### Short task
For every line in the data below that contains "seaborn", copy the line.
*-*-*
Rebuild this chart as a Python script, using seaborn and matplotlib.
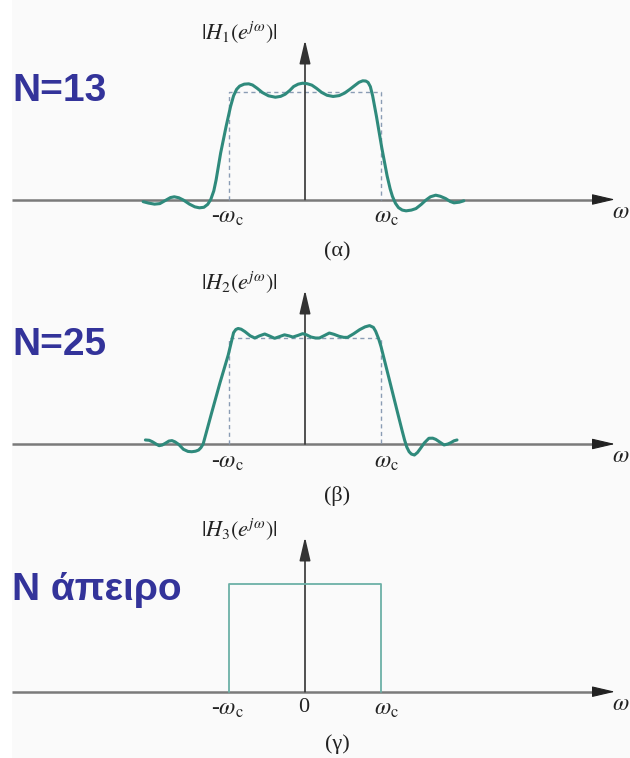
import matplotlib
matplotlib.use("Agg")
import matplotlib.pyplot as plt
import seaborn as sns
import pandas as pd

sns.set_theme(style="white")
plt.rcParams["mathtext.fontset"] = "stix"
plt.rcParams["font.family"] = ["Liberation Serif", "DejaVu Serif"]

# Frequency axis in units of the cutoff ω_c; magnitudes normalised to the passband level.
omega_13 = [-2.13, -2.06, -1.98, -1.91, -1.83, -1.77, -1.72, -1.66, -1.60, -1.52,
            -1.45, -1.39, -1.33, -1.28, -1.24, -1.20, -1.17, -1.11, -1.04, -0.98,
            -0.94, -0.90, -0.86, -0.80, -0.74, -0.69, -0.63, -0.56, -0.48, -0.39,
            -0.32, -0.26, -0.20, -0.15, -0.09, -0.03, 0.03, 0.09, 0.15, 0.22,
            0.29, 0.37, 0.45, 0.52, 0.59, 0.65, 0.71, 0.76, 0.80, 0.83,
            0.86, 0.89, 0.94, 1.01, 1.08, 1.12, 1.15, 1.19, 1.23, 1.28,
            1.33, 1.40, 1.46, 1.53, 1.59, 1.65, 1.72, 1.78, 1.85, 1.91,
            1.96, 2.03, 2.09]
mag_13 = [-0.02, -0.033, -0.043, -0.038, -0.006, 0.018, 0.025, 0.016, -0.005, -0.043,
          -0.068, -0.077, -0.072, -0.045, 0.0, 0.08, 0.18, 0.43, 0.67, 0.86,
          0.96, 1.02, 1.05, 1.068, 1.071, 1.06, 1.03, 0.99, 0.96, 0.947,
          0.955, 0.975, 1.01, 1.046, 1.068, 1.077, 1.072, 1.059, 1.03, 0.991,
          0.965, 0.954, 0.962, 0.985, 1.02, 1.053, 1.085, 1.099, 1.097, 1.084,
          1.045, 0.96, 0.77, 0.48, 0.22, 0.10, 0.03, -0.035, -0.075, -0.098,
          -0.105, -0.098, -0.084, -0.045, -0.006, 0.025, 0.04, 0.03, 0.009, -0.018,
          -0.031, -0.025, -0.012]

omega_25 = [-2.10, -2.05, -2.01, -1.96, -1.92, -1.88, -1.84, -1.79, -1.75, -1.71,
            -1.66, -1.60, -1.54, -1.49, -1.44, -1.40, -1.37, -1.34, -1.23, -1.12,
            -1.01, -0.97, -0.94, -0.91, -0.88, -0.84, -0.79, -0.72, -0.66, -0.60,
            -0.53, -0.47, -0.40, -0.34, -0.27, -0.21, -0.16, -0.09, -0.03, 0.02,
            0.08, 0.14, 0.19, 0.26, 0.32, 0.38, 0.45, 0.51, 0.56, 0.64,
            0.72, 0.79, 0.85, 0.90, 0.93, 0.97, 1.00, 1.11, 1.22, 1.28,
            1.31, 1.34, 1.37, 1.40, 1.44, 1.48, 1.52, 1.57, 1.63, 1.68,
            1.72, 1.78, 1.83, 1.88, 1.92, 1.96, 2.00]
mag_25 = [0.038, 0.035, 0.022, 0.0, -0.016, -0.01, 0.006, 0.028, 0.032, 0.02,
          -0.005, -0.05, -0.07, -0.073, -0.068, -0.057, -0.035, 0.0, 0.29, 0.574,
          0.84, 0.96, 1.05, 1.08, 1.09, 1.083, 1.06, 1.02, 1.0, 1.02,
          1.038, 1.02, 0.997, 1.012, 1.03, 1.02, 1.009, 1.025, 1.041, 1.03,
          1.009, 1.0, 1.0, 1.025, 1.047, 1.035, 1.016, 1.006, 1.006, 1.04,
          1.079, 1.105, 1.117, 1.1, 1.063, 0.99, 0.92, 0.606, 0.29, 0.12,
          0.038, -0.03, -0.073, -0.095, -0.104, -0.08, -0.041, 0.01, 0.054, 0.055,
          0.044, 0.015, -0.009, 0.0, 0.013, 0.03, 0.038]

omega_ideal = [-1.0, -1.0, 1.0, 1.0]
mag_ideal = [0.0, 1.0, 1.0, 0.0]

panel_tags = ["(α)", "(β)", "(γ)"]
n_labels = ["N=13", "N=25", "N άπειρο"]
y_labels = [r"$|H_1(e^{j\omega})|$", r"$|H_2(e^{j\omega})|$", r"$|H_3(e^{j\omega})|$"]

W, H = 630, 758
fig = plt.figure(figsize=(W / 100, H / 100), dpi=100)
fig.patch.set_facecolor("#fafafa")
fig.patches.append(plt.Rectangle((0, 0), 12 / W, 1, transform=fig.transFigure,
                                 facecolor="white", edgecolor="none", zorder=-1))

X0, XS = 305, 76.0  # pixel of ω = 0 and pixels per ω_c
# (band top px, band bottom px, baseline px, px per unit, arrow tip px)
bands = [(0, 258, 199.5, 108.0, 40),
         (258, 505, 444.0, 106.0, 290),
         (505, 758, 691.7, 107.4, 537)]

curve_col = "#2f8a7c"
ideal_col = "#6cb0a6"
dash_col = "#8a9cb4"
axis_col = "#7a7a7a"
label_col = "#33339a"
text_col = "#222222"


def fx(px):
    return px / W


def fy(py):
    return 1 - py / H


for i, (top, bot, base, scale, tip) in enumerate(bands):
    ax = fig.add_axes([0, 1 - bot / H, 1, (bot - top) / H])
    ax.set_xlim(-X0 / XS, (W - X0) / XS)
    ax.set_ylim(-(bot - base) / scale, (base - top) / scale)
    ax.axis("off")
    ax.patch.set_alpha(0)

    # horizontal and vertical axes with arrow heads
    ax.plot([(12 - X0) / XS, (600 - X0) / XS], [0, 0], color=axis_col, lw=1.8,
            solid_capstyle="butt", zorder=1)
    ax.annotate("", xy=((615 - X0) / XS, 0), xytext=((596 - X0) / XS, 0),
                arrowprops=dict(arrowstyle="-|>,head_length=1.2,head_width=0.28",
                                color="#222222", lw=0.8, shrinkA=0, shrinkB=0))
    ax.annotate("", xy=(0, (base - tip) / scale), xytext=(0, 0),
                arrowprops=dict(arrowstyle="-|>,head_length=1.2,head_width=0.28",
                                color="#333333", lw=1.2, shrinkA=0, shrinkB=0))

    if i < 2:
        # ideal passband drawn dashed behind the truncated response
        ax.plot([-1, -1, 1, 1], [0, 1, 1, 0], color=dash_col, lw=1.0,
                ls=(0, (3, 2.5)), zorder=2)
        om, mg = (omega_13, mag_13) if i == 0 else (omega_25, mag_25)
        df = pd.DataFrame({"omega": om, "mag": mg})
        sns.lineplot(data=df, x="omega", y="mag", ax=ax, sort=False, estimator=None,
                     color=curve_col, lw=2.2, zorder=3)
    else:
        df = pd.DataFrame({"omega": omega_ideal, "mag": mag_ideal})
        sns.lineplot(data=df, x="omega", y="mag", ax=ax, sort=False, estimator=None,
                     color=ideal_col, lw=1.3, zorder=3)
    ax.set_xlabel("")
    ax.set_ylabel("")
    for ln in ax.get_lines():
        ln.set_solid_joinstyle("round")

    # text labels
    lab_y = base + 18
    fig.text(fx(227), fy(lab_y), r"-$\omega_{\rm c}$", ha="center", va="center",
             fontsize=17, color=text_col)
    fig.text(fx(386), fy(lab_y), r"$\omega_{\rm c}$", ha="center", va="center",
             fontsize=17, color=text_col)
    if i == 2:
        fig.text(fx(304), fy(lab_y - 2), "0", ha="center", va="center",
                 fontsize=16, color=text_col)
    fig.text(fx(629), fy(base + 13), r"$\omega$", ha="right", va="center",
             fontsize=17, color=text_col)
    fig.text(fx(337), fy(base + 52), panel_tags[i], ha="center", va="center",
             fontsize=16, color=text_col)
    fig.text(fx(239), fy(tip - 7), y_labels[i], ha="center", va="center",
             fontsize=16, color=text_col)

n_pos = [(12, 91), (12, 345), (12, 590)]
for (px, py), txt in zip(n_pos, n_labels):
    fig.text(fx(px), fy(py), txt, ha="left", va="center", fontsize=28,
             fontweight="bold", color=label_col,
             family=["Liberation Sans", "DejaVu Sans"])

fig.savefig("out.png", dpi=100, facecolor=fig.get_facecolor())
*-*-*
### Answer to the problem
Rebuild this chart as a Python script, using seaborn and matplotlib.
import seaborn as sns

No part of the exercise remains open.